Of course, now we’re on to Rainbow Magic fairies. But at least DD can read now, so I can say “those are read-to-yourself books”.
As to Barney et al, I don’t think Barney ever hurt anyone, though he is not exactly what you might call High Art. Curious George… I know he’s non-PC but he doesn’t seem as damaging as the bears. It’s not JUST that they are poorly written, unimaginative, and cookie-cutter. It’s also that they perpetuate hurtful stereotypes and unrealistic expectations.
Mr. Rogers was a national treasure.
Sister Goes to Rehab.
This post and the last brought me back to our home a few years ago. Both my boys LOVED the bears and we read them all.the.time. Add the book below to my younger son’s shelf and you pretty much had our reading material for most of his toddler years.
Argh, Sister Goes to Rehab, yes! And who the heck knows what Brother is up to….
It’s the treehouse.
You hit it out of the park with this one, Diamond.
And I need to buy bras too. Thanks for reminding me.
This post made me giggle — nearly aloud. Particularly your conception of an adult Bears series. I love it.
My children have all loved the series — and I admit that I feel sort of fond of them myself. My daughter actually looks a bit like Sister Bear in the morning, with bedhead. 🙂
I loved these as a kid and I still enjoy reading them to nieces/nephews etc. Maybe the unrealistic parts don’t bother me as an adult because I already loved the characters. Yes, Mama is always right and Papa is usually off base, but it’s all done in such a loving way that it doesn’t grate on me like that same dynamic does on the Simpsons.
They are also handy for making some pretty big issues manageable for a youngster.
Fascinating questions. And great insight from MemeGRL too–maybe that’s what upsets me so much about some of those “kid-friendly” things. Mr Rogers and Sesame Street, in addition to ringing true from my own childhood, seem to feature patient adults who nonetheless feel real, kids who sometimes make mistakes, etc. But it’s not as simple as the sheen that the Bears put on everything. Of course, that being said, I’m the parent who often answers questions with way more shades of gray than my 7-year-old wants. Perhaps some black-and-white, things-are-always-going-to-be-okay laquer is just what they want. And just because I hate it, it doesn’t mean they necessarily have to.
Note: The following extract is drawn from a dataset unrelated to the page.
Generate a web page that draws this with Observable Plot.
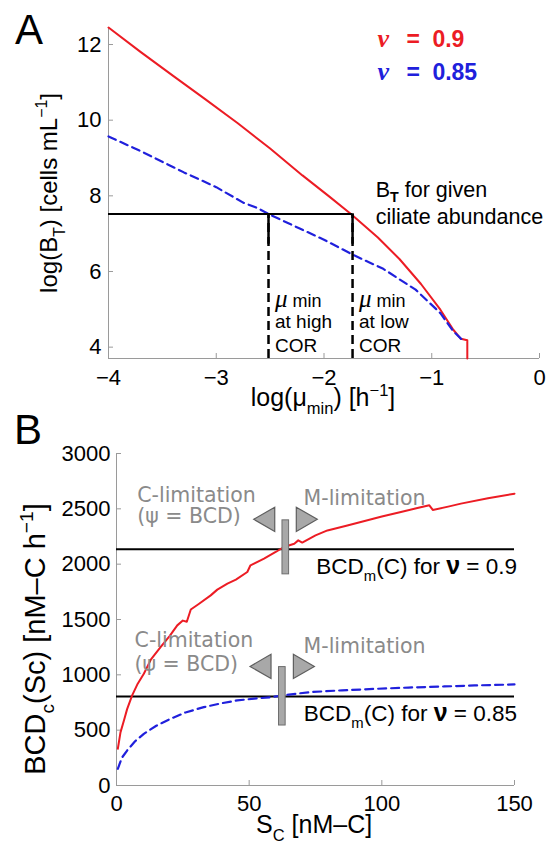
<!DOCTYPE html>
<html><head><meta charset="utf-8">
<script src="https://cdn.jsdelivr.net/npm/d3@7"></script>
<script src="https://cdn.jsdelivr.net/npm/@observablehq/plot@0.6"></script>
<style>
body{margin:0;background:#fff;}
#chart{width:553px;height:843px;overflow:hidden;background:#fff;}
#chart svg{display:block;}
</style></head><body><div id="chart"></div>
<script>
// ---------- Panel A data ----------
const muRed = [-4, -3.7, -3.4, -3.1, -2.8, -2.5, -2.2, -1.95, -1.75, -1.5, -1.3, -1.1, -0.92, -0.8, -0.73, -0.67, -0.67];
const btRed = [12.45, 11.8, 11.17, 10.55, 9.92, 9.25, 8.54, 7.98, 7.52, 6.9, 6.33, 5.67, 4.99, 4.46, 4.22, 4.18, 3.70];
const muBlue = [-4, -3.7, -3.3, -3.0, -2.75, -2.62, -2.5, -2.22, -2.0, -1.73, -1.45, -1.15, -0.92, -0.8, -0.72];
const btBlue = [9.57, 9.18, 8.62, 8.23, 7.82, 7.68, 7.50, 7.13, 6.84, 6.44, 6.07, 5.52, 4.90, 4.42, 4.20];
const btGiven = 7.52;          // B_T for given ciliate abundance
const muHigh = -2.515;         // mu_min at high COR
const muLow = -1.735;          // mu_min at low COR
const xTicksA = [-4, -3, -2, -1, 0];
const yTicksA = [4, 6, 8, 10, 12];
const xDomA = [-4, 0];
const yDomA = [3.70, 12.45];

// ---------- Panel B data ----------
const scRed = [0.5, 1.5, 2.8, 4, 5.9, 8, 10.3, 13, 16.6, 20, 22.9, 25, 26.5, 28, 31, 35.5, 38, 41.8, 45, 49.3, 50.5, 55.6, 60, 63.1, 67, 68.5, 70, 75, 79.5, 87, 94.6, 100, 107.2, 113, 117.9, 119.2, 125, 129.8, 140, 150];
const bcdRed = [332, 480, 588, 690, 814, 920, 1010, 1140, 1250, 1350, 1447, 1490, 1480, 1590, 1640, 1718, 1770, 1824, 1860, 1929, 1990, 2050, 2110, 2155, 2185, 2215, 2195, 2260, 2305, 2350, 2396, 2430, 2471, 2505, 2532, 2490, 2520, 2547, 2595, 2637];
const scBlue = [0.5, 2, 4, 7, 10.3, 15, 20.4, 26, 32.9, 40, 45.5, 52, 58.1, 65, 73.2, 85, 98.4, 110, 123.5, 135, 150];
const bcdBlue = [151, 250, 316, 400, 467, 540, 603, 660, 708, 745, 769, 785, 798, 822, 844, 860, 874, 885, 895, 904, 913];
const bcdM = [2134, 805];      // BCD_m(C) for nu = 0.9, 0.85
const nuLabels = ["0.9", "0.85"];
const switchX = [63.8, 62.5];  // transition C- to M-limitation
const barLow = [1908, 542];
const barHigh = [2396, 1070];
const arrowY = [2405, 1076];
const arrowLeftX = [57.0, 55.6];
const arrowRightX = [70.4, 69.3];
const xTicksB = [0, 50, 100, 150];
const yTicksB = [0, 500, 1000, 1500, 2000, 2500, 3000];
const xDomB = [0, 150];
const yDomB = [0, 3000];

// ---------- styles ----------
const SANS = "'Liberation Sans', Arial, Helvetica, sans-serif";
const DEJ = "'DejaVu Sans', Verdana, sans-serif";
const SERIF = "'Liberation Serif', 'Times New Roman', serif";
const RED = "#ec1c24";
const BLUE = "#2020dc";
const AXIS = "#9a9a9a";
const GRAY_TXT = "#8a8a8a";
const fmt = d => String(d).replace("-", "\u2212");

const redA = muRed.map((x, i) => ({x, y: btRed[i]}));
const blueA = muBlue.map((x, i) => ({x, y: btBlue[i]}));
const redB = scRed.map((x, i) => ({x, y: bcdRed[i]}));
const blueB = scBlue.map((x, i) => ({x, y: bcdBlue[i]}));
const switches = bcdM.map((y, i) => ({y, x: switchX[i], lo: barLow[i], hi: barHigh[i], ay: arrowY[i], al: arrowLeftX[i], ar: arrowRightX[i]}));

const plotA = Plot.plot({
  width: 553, height: 420,
  marginLeft: 108, marginRight: 14, marginTop: 27, marginBottom: 62,
  x: {domain: xDomA}, y: {domain: yDomA},
  style: {fontFamily: SANS, background: "white", overflow: "visible"},
  marks: [
    Plot.ruleX([xDomA[0]], {stroke: AXIS}),
    Plot.ruleY([yDomA[0]], {stroke: AXIS}),
    Plot.axisY({ticks: yTicksA, tickSize: -5, tickPadding: 12, stroke: AXIS, fill: "black", fontSize: 22, label: null, tickFormat: fmt}),
    Plot.axisX({ticks: xTicksA, tickSize: -5, tickPadding: 16, stroke: AXIS, fill: "black", fontSize: 22, label: null, tickFormat: fmt}),
    Plot.line(redA, {x: "x", y: "y", stroke: RED, strokeWidth: 2}),
    Plot.line(blueA, {x: "x", y: "y", stroke: BLUE, strokeWidth: 2.2, strokeDasharray: "8,5"}),
    Plot.ruleY([btGiven], {x1: xDomA[0], x2: muLow, stroke: "black", strokeWidth: 2}),
    Plot.ruleX([muHigh, muLow], {y1: yDomA[0], y2: btGiven, stroke: "black", strokeWidth: 2.5, strokeDasharray: "9,5"}),
    Plot.ruleX([muHigh, muLow], {y1: btGiven - 0.8, y2: btGiven, stroke: "black", strokeWidth: 2.5})
  ]
});

const plotB = Plot.plot({
  width: 553, height: 423,
  marginLeft: 116, marginRight: 39, marginTop: 33, marginBottom: 58,
  x: {domain: xDomB}, y: {domain: yDomB},
  style: {fontFamily: SANS, background: "white", overflow: "visible"},
  marks: [
    Plot.ruleX([xDomB[0]], {stroke: AXIS}),
    Plot.ruleY([yDomB[0]], {stroke: AXIS}),
    Plot.axisY({ticks: yTicksB, tickSize: -5, tickPadding: 11, stroke: AXIS, fill: "black", fontSize: 22, label: null, tickFormat: fmt}),
    Plot.axisX({ticks: xTicksB, tickSize: -5, tickPadding: 15, stroke: AXIS, fill: "black", fontSize: 22, label: null, tickFormat: fmt}),
    Plot.ruleY(bcdM, {x1: xDomB[0], x2: xDomB[1], stroke: "black", strokeWidth: 2}),
    Plot.line(redB, {x: "x", y: "y", stroke: RED, strokeWidth: 2}),
    Plot.line(blueB, {x: "x", y: "y", stroke: BLUE, strokeWidth: 2.2, strokeDasharray: "8,5"}),
    Plot.rect(switches, {x1: d => d.x - 1.25, x2: d => d.x + 1.25, y1: "lo", y2: "hi", fill: "#a8a8a8", stroke: "#6e6e6e", strokeWidth: 1}),
    Plot.dot(switches, {x: "al", y: "ay", symbol: "triangle", rotate: -90, r: 9, fill: "#a8a8a8", stroke: "#5e5e5e", strokeWidth: 1.2}),
    Plot.dot(switches, {x: "ar", y: "ay", symbol: "triangle", rotate: 90, r: 9, fill: "#a8a8a8", stroke: "#5e5e5e", strokeWidth: 1.2})
  ]
});

// rich text helper (for subscripts / superscripts)
function rich(svg, o) {
  const txt = d3.select(svg).append("text")
    .attr("font-family", o.family || SANS).attr("font-size", o.size)
    .attr("fill", o.fill || "black").attr("text-anchor", o.anchor || "start")
    .style("white-space", "pre");
  if (o.weight) txt.attr("font-weight", o.weight);
  if (o.rotate) txt.attr("transform", `translate(${o.x},${o.y}) rotate(${o.rotate})`);
  else txt.attr("x", o.x).attr("y", o.y);
  let cur = 0;
  const subShift = o.subShift != null ? o.subShift : 0.32;
  for (const p of o.parts) {
    const s = typeof p === "string" ? {t: p} : p;
    const target = s.sub ? o.size * subShift : s.sup ? -o.size * 0.42 : 0;
    const ts = txt.append("tspan").text(s.t);
    if (target !== cur) ts.attr("dy", target - cur);
    cur = target;
    if (s.x != null) ts.attr("x", s.x);
    if (s.sub || s.sup) ts.attr("font-size", s.size || o.size * 0.66);
    else if (s.size) ts.attr("font-size", s.size);
    if (s.bold) ts.attr("font-weight", "bold");
    if (s.italic) ts.attr("font-style", "italic");
    if (s.family) ts.attr("font-family", s.family);
    if (s.fill) ts.attr("fill", s.fill);
  }
  return txt;
}

// ---- Panel A annotations ----
{
  const sx = plotA.scale("x"), sy = plotA.scale("y");
  rich(plotA, {x: 15, y: 44, size: 42, parts: ["A"]});
  rich(plotA, {x: 57, y: 193, size: 24, rotate: -90, anchor: "middle",
    parts: ["log(B", {t: "T", sub: true}, ") [cells mL", {t: "\u22121", sup: true}, "]"]});
  rich(plotA, {x: 323, y: 406, size: 25, anchor: "middle",
    parts: ["log(\u03bc", {t: "min", sub: true}, ") [h", {t: "\u22121", sup: true}, "]"]});
  // legend
  const lx = sx.apply(-1.5);
  [[nuLabels[0], RED, sy.apply(11.93)], [nuLabels[1], BLUE, sy.apply(11.05)]].forEach(([v, c, y]) => {
    rich(plotA, {x: lx, y, size: 23, weight: "bold", fill: c,
      parts: [{t: "\u03bd", family: SERIF, italic: true, size: 26}, {t: "=", x: lx + 29}, {t: v, x: lx + 55}]});
  });
  const tx = sx.apply(-1.515);
  rich(plotA, {x: tx, y: sy.apply(7.96), size: 21.5, subShift: 0.22, parts: ["B", {t: "T", sub: true, bold: true}, " for given"]});
  rich(plotA, {x: tx, y: sy.apply(7.24), size: 21.5, parts: ["ciliate abundance"]});
  [[muHigh, "at high"], [muLow, "at low"]].forEach(([m, lab]) => {
    const x = sx.apply(m) + 7;
    rich(plotA, {x, y: sy.apply(5.04), size: 19, parts: [{t: "\u03bc", family: SERIF, italic: true, size: 25}, {t: " min", size: 18}]});
    rich(plotA, {x, y: sy.apply(4.50), size: 19, parts: [lab]});
    rich(plotA, {x, y: sy.apply(3.86), size: 19, parts: ["COR"]});
  });
}

// ---- Panel B annotations ----
{
  const sx = plotB.scale("x"), sy = plotB.scale("y");
  rich(plotB, {x: 14, y: 24, size: 42, parts: ["B"]});
  rich(plotB, {x: 45, y: 219, size: 29, rotate: -90, anchor: "middle",
    parts: ["BCD", {t: "c", sub: true}, "(Sc) [nM\u2013C h", {t: "\u22121", sup: true}, "]"]});
  rich(plotB, {x: 256, y: 413, size: 25,
    parts: ["S", {t: "C", sub: true}, " [nM\u2013C]"]});
  const cl = [[2560, 2365, 2530, "0.9", 8], [1250, 1030, 1195, "0.85", 7]];
  cl.forEach(([yc, yp, ym, nu, xc], i) => {
    rich(plotB, {x: sx.apply(xc), y: sy.apply(yc), size: 20.5, family: DEJ, fill: GRAY_TXT, parts: ["C-limitation"]});
    rich(plotB, {x: sx.apply(xc), y: sy.apply(yp), size: 20.5, family: DEJ, fill: GRAY_TXT, parts: ["(\u03c8 = BCD)"]});
    rich(plotB, {x: sx.apply(70.7), y: sy.apply(ym), size: 20.5, family: DEJ, fill: GRAY_TXT, parts: ["M-limitation"]});
    rich(plotB, {x: sx.apply(xDomB[1]) + 3, y: sy.apply(bcdM[i]) + 25, size: 22.5, anchor: "end",
      parts: ["BCD", {t: "m", sub: true}, "(C) for ", {t: "\u03bd", bold: true, size: 25}, " = " + nuLabels[i]]});
  });
}

const chart = document.getElementById("chart");
chart.appendChild(plotA);
chart.appendChild(plotB);
</script></body></html>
I loved these when I was little! I still remember the “too much candy” one. I wanted to take carrot sticks with me to the movies after reading that (as the bears learn to do – spoiler alert…), but my mother said no!
I would agree with you that it’s making scary issues, palatable. Not wanting to admit that you’re scared of having a babysitter, you can see vicariously how the bears handle it.
And they are also drawn in a fun way, good point, I still remember many of the illustrations.